━━━ Information provided

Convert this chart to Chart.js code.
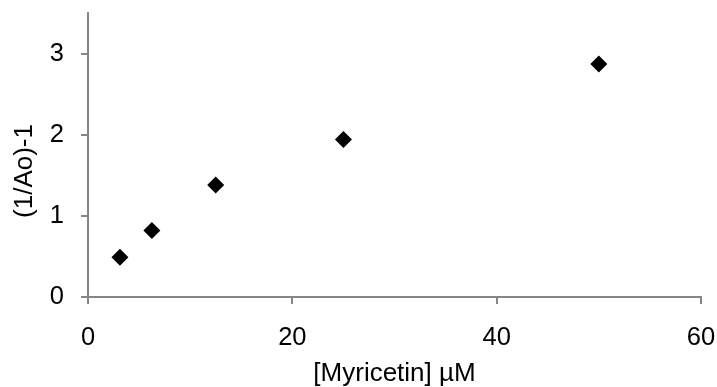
<!DOCTYPE html>
<html>
<head>
<meta charset="utf-8">
<script src="https://cdn.jsdelivr.net/npm/chart.js@4/dist/chart.umd.min.js"></script>
<style>
html,body{margin:0;padding:0;background:#fff;}
#wrap{width:717px;height:387px;}
</style>
</head>
<body>
<div id="wrap"><canvas id="c" width="717" height="387"></canvas></div>
<script>
const concentrations = [3.125, 6.25, 12.5, 25, 50];
const invAMinusOne = [0.49, 0.82, 1.38, 1.94, 2.87];
const xTicks = [0, 20, 40, 60];
const yTicks = [0, 1, 2, 3];
const xTitle = '[Myricetin] µM';
const yTitle = '(1/Ao)-1';

const FONT = 'Liberation Sans, Arial, sans-serif';
const TICK_SIZE = 25.5;
const TITLE_SIZE = 26;
const AXIS = '#868686';

function noPad(s) { s.paddingTop = 0; s.paddingBottom = 0; s.paddingLeft = 0; s.paddingRight = 0; }

const yTitlePlugin = {
  id: 'yTitle',
  afterDraw(chart) {
    const ctx = chart.ctx, a = chart.chartArea;
    ctx.save();
    ctx.translate(25, (a.top + a.bottom) / 2 + 16);
    ctx.rotate(-Math.PI / 2);
    ctx.font = TITLE_SIZE + 'px ' + FONT;
    ctx.fillStyle = '#000';
    ctx.textAlign = 'center';
    ctx.textBaseline = 'middle';
    ctx.fillText(yTitle, 0, 0);
    ctx.restore();
  }
};

new Chart(document.getElementById('c'), {
  type: 'scatter',
  data: {
    datasets: [{
      data: concentrations.map((x, i) => ({x: x, y: invAMinusOne[i]})),
      pointStyle: 'rectRot',
      radius: 8.5,
      hoverRadius: 8.5,
      backgroundColor: '#000',
      borderColor: '#000',
      borderWidth: 0
    }]
  },
  plugins: [yTitlePlugin],
  options: {
    responsive: false,
    animation: false,
    events: [],
    layout: {padding: {top: 13, right: 16, left: 0, bottom: 0}},
    plugins: {legend: {display: false}, tooltip: {enabled: false}},
    scales: {
      x: {
        type: 'linear', min: 0, max: 60,
        afterBuildTicks: s => { s.ticks = xTicks.map(v => ({value: v})); },
        afterFit: s => { s.height = 90; noPad(s); },
        border: {color: AXIS, width: 2},
        grid: {drawOnChartArea: false, drawTicks: true, tickLength: 7, color: AXIS, lineWidth: 2},
        ticks: {color: '#000', font: {family: FONT, size: TICK_SIZE}, padding: 19, maxRotation: 0},
        title: {display: true, text: xTitle, color: '#000', font: {family: FONT, size: TITLE_SIZE}, padding: {top: 0, bottom: -2}}
      },
      y: {
        type: 'linear', min: 0, max: 3.5,
        afterBuildTicks: s => { s.ticks = yTicks.map(v => ({value: v})); },
        afterFit: s => { s.width = 88; noPad(s); },
        border: {color: AXIS, width: 2},
        grid: {drawOnChartArea: false, drawTicks: true, tickLength: 7, color: AXIS, lineWidth: 2},
        ticks: {color: '#000', font: {family: FONT, size: TICK_SIZE}, padding: 17},
        title: {display: false}
      }
    }
  }
});
</script>
</body>
</html>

━━━━━━

| Task |
Without the pictures, output the full listing exactly as it stands.

| Exercise result |
Convert this chart to Chart.js code.
<!DOCTYPE html>
<html>
<head>
<meta charset="utf-8">
<script src="https://cdn.jsdelivr.net/npm/chart.js@4/dist/chart.umd.min.js"></script>
<style>
html,body{margin:0;padding:0;background:#fff;}
#wrap{width:717px;height:387px;}
</style>
</head>
<body>
<div id="wrap"><canvas id="c" width="717" height="387"></canvas></div>
<script>
const concentrations = [3.125, 6.25, 12.5, 25, 50];
const invAMinusOne = [0.49, 0.82, 1.38, 1.94, 2.87];
const xTicks = [0, 20, 40, 60];
const yTicks = [0, 1, 2, 3];
const xTitle = '[Myricetin] µM';
const yTitle = '(1/Ao)-1';

const FONT = 'Liberation Sans, Arial, sans-serif';
const TICK_SIZE = 25.5;
const TITLE_SIZE = 26;
const AXIS = '#868686';

function noPad(s) { s.paddingTop = 0; s.paddingBottom = 0; s.paddingLeft = 0; s.paddingRight = 0; }

const yTitlePlugin = {
  id: 'yTitle',
  afterDraw(chart) {
    const ctx = chart.ctx, a = chart.chartArea;
    ctx.save();
    ctx.translate(25, (a.top + a.bottom) / 2 + 16);
    ctx.rotate(-Math.PI / 2);
    ctx.font = TITLE_SIZE + 'px ' + FONT;
    ctx.fillStyle = '#000';
    ctx.textAlign = 'center';
    ctx.textBaseline = 'middle';
    ctx.fillText(yTitle, 0, 0);
    ctx.restore();
  }
};

new Chart(document.getElementById('c'), {
  type: 'scatter',
  data: {
    datasets: [{
      data: concentrations.map((x, i) => ({x: x, y: invAMinusOne[i]})),
      pointStyle: 'rectRot',
      radius: 8.5,
      hoverRadius: 8.5,
      backgroundColor: '#000',
      borderColor: '#000',
      borderWidth: 0
    }]
  },
  plugins: [yTitlePlugin],
  options: {
    responsive: false,
    animation: false,
    events: [],
    layout: {padding: {top: 13, right: 16, left: 0, bottom: 0}},
    plugins: {legend: {display: false}, tooltip: {enabled: false}},
    scales: {
      x: {
        type: 'linear', min: 0, max: 60,
        afterBuildTicks: s => { s.ticks = xTicks.map(v => ({value: v})); },
        afterFit: s => { s.height = 90; noPad(s); },
        border: {color: AXIS, width: 2},
        grid: {drawOnChartArea: false, drawTicks: true, tickLength: 7, color: AXIS, lineWidth: 2},
        ticks: {color: '#000', font: {family: FONT, size: TICK_SIZE}, padding: 19, maxRotation: 0},
        title: {display: true, text: xTitle, color: '#000', font: {family: FONT, size: TITLE_SIZE}, padding: {top: 0, bottom: -2}}
      },
      y: {
        type: 'linear', min: 0, max: 3.5,
        afterBuildTicks: s => { s.ticks = yTicks.map(v => ({value: v})); },
        afterFit: s => { s.width = 88; noPad(s); },
        border: {color: AXIS, width: 2},
        grid: {drawOnChartArea: false, drawTicks: true, tickLength: 7, color: AXIS, lineWidth: 2},
        ticks: {color: '#000', font: {family: FONT, size: TICK_SIZE}, padding: 17},
        title: {display: false}
      }
    }
  }
});
</script>
</body>
</html>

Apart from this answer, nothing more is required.